I’m reading a fascinating book that someone recently recommended to me. It is NOT a Christian book. It’s a book about an emerging business model written by a couple of Stanford grads, which makes it all the more frustrating. Why is it that the world sometimes recognizes what God is up to far sooner than most believers do? Our religious institution were consistently on the wrong side of creation of democracy, the fight to abolish slavery, the struggle for civil rights and respecting the rights of women, and here’s just another example of how they are caught in older forms the world is even reconsidering.
The Starfish and the Spider: The Unstoppable Power of Leaderless Organizations describes almost exactly (with one major flaw to be discussed later) how I understand the nature of the early church and what I see to be true in the body of Christ as it functions today in the world. Now, I’m not talking about organized religion here, but people who really have a heart for God and his work in the world.
The spider represents traditional organizations with CEO’s, hierarchical structures and heavy top-down management. If you cut off the head of a spider it dies. The starfish, however, represents decentralized communities that are far more effective and resilient. If you cut off the leg of a starfish, it will just grow a new one, and the leg itself will grow into another starfish. The starfish has no centralized brain, it is a system of neural networks that work together.
Granted the subtitle is a bit misleading. The authors aren’t really talking about leaderless organizations, but decentralized ones. Citing examples like Alcoholics Anonymous, Craigslist, Wikipedia, eMule, and others, they describe the power of individuals working together in ways that create incredible resources with surprising results:
This book is about what happens when on one is in charge. It’s about what happens when there’s no hierarchy. You’d think there would be disorder, even chaos. But in many arenas, alack of traditional leadership is giving rise to powerful groups that are turning industry and society upside down. (p. 5)
These starfish communities have tremendous power because they are not bogged down by the needs of an institution that compromise the values of the community itself. The contributions of the individuals who share a common passion are having far more impact than conventional institutional models. These communities prize relationship, engender trust, and pursue a purpose that transcends financial reward. One of the best discussions in this book is how leadership functions in these communities. They are not managers, but catalysts to ignite a passion in others and help them live it out. What the authors describe for a catalyst comes a close to the teachings of Jesus and the examples of the apostles in the New Testament as anything I’ve read before.

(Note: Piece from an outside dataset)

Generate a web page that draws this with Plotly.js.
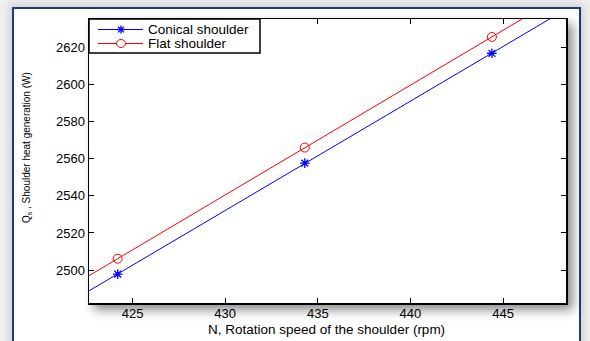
<!DOCTYPE html>
<html>
<head>
<meta charset="utf-8">
<script src="https://cdn.plot.ly/plotly-3.0.1.min.js"></script>
<style>
  html, body { margin: 0; padding: 0; background: #efefef; }
  #wrap { position: relative; width: 590px; height: 341px; overflow: hidden; background: #efefef; }
  #frame {
    position: absolute; left: 12px; top: 7px; width: 565px; height: 360px;
    background: #ffffff; border: 2px solid #1d3b7c;
    box-shadow: 0 0 8px 3px rgba(0,0,0,0.12);
  }
  #axshadow {
    position: absolute; left: 89px; top: 19px; width: 477px; height: 284px;
    box-shadow: 6px 6px 10px 1px rgba(0,0,0,0.45);
  }
  #chart { position: absolute; left: 0; top: 0; width: 590px; height: 341px; }
</style>
</head>
<body>
<div id="wrap">
  <div id="frame"></div>
  <div id="axshadow"></div>
  <div id="chart"></div>
</div>
<script>
// Rotation speed of the shoulder (rpm)
const speed = [424.2, 434.3, 444.4];
// Shoulder heat generation (W)
const conical = [2497.8, 2557.7, 2617.0];
const flat = [2506.1, 2566.1, 2625.8];
// Series names and tick positions
const seriesNames = ['Conical shoulder', 'Flat shoulder'];
const xTicks = [425, 430, 435, 440, 445];
const yTicks = [2500, 2520, 2540, 2560, 2580, 2600, 2620];

const xRange = [422.65, 448.4];
const yRange = [2482.2, 2635.5];

const BLUE = '#0000ff', RED = '#ff0000';
const FONT = 'Liberation Sans, Arial, sans-serif';

// least-squares straight line through a series, evaluated over the x axis span
function fitLine(xs, ys) {
  const n = xs.length;
  const mx = xs.reduce((a, b) => a + b, 0) / n;
  const my = ys.reduce((a, b) => a + b, 0) / n;
  let sxy = 0, sxx = 0;
  for (let i = 0; i < n; i++) { sxy += (xs[i] - mx) * (ys[i] - my); sxx += (xs[i] - mx) * (xs[i] - mx); }
  const k = sxy / sxx, b = my - k * mx;
  return { x: xRange.slice(), y: xRange.map(v => k * v + b) };
}

const fc = fitLine(speed, conical);
const ff = fitLine(speed, flat);

const traces = [
  { x: fc.x, y: fc.y, mode: 'lines', line: { color: BLUE, width: 1 }, hoverinfo: 'skip' },
  { x: ff.x, y: ff.y, mode: 'lines', line: { color: RED, width: 1 }, hoverinfo: 'skip' },
  { x: speed, y: conical, name: seriesNames[0], mode: 'markers',
    marker: { symbol: 'asterisk-open', size: 8, color: BLUE, line: { color: BLUE, width: 1.3 } } },
  { x: speed, y: flat, name: seriesNames[1], mode: 'markers',
    marker: { symbol: 'circle-open', size: 9, color: RED, line: { color: RED, width: 1 } } }
];

// Legend box drawn in pixels from the top-left corner of the plot area
const LEG_W = 171, LEG_H = 34, PLOT_W = 477, PLOT_H = 284;
const rowY = [-10.5, -24.5];
const sampleX = [9, 54], symX = 32, textX = 59;

function px(shape) {
  return Object.assign({ xref: 'paper', yref: 'paper', xsizemode: 'pixel', ysizemode: 'pixel',
    xanchor: 0, yanchor: 1, layer: 'above' }, shape);
}

const r = 4, d = 2.9;
const shapes = [
  { type: 'rect', xref: 'paper', yref: 'paper', x0: 0, x1: LEG_W / PLOT_W, y0: 1 - LEG_H / PLOT_H, y1: 1,
    line: { color: '#000000', width: 1.5 }, fillcolor: '#ffffff', layer: 'above' },
  px({ type: 'line', x0: sampleX[0], x1: sampleX[1], y0: rowY[0], y1: rowY[0], line: { color: BLUE, width: 1 } }),
  px({ type: 'line', x0: sampleX[0], x1: sampleX[1], y0: rowY[1], y1: rowY[1], line: { color: RED, width: 1 } }),
  px({ type: 'path', line: { color: BLUE, width: 1.3 },
    path: `M${symX - r},${rowY[0]}H${symX + r}M${symX},${rowY[0] - r}V${rowY[0] + r}` +
          `M${symX - d},${rowY[0] - d}L${symX + d},${rowY[0] + d}M${symX - d},${rowY[0] + d}L${symX + d},${rowY[0] - d}` }),
  px({ type: 'circle', x0: symX - 4.5, x1: symX + 4.5, y0: rowY[1] - 4, y1: rowY[1] + 4,
    line: { color: RED, width: 1 }, fillcolor: '#ffffff' })
];

const annotations = seriesNames.map((t, i) => ({
  text: t, xref: 'paper', yref: 'paper', x: 0, y: 1, xshift: textX - 1, yshift: rowY[i],
  xanchor: 'left', yanchor: 'middle', showarrow: false, height: 13, borderpad: 0,
  font: { family: FONT, size: 13.5, color: '#000000' }
}));
// y axis title
annotations.push({
  text: 'Q<sub>s</sub> , Shoulder heat generation (W)', xref: 'paper', yref: 'paper',
  x: 0, y: 0.5, xshift: -62, yshift: 13, textangle: -90, showarrow: false,
  xanchor: 'center', yanchor: 'middle',
  font: { family: FONT, size: 10, color: '#000000' }
});
// x axis title
annotations.push({
  text: 'N, Rotation speed of the shoulder (rpm)', xref: 'paper', yref: 'paper',
  x: 0.5, y: 0, xshift: -1.5, yshift: -26, showarrow: false,
  xanchor: 'center', yanchor: 'middle', borderpad: 0,
  font: { family: FONT, size: 13.5, color: '#000000' }
});

const axisCommon = {
  showline: true, linecolor: '#000000', linewidth: 1.5, mirror: 'ticks',
  ticks: 'inside', ticklen: 5, tickwidth: 1, tickcolor: '#000000',
  showgrid: false, zeroline: false,
  tickfont: { family: FONT, size: 13, color: '#000000' }
};

const layout = {
  width: 590, height: 341,
  margin: { l: 89, r: 24, t: 19, b: 38 },
  paper_bgcolor: 'rgba(0,0,0,0)',
  plot_bgcolor: '#ffffff',
  font: { family: FONT, color: '#000000' },
  showlegend: false,
  xaxis: Object.assign({}, axisCommon, { range: xRange, tickvals: xTicks, ticklabelstandoff: -2 }),
  yaxis: Object.assign({}, axisCommon, { range: yRange, tickvals: yTicks }),
  shapes: shapes,
  annotations: annotations
};

Plotly.newPlot('chart', traces, layout, { displayModeBar: false, staticPlot: true });
</script>
</body>
</html>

They work behind the scenes, empower others, help people connect in circles of relationships, and never try to ensure that everything is orderly and certain. And what’s best, they never want to be in charge themselves, knowing how to work themselves out of the picture as others flourish.
They are much better at being agents of change than guardians of tradition. Catalysts do well in situations that call for radical change and creative thinking. They bring innovation, but they are likely to create a certain amount of chaos and ambiguity. Put them in a structured environment and they might suffocate. But let them dream, and they will thrive. (p. 131)
The Starfish and the Spider discusses the unique power of the Internet to allow these kinds of starfish communities to flourish. And, yes, these people are motivated by their self-interest. Imagine these decentralized communities, however, where people are functioning in the interest of Jesus himself. What this business model leaves out, of course, is the place of Jesus as the sole Head of his church that can never be destroyed. Imagine how the body of Christ could arise in our day if we experienced the power of these decentralized communities as people who are all listening and responding to him.
The world is now discovering the power of decentralized organizations in a way that we could have been living for 2000 years. I’m sure many believers did in those past generations, but unfortunately the powers of religion have always gravitated toward heavily authoritarian, centralized models as a means to amass riches and power. I love that so many of us are now discovering a different approach to life as the body of Christ that liberates us from the repressive institutions that destroy people to the freedom to demonstrate who he truly is in the world.
If that’s your passion, this book will show you just how powerfully it can happen. And if the business world can do it without Jesus, how much more powerful would it be for a community of people to live and work together like that who have surrendered their lives to Someone far greater than themselves. Maybe it’s time more of us embraced a new way of seeing the community of believers and how they can function in the world.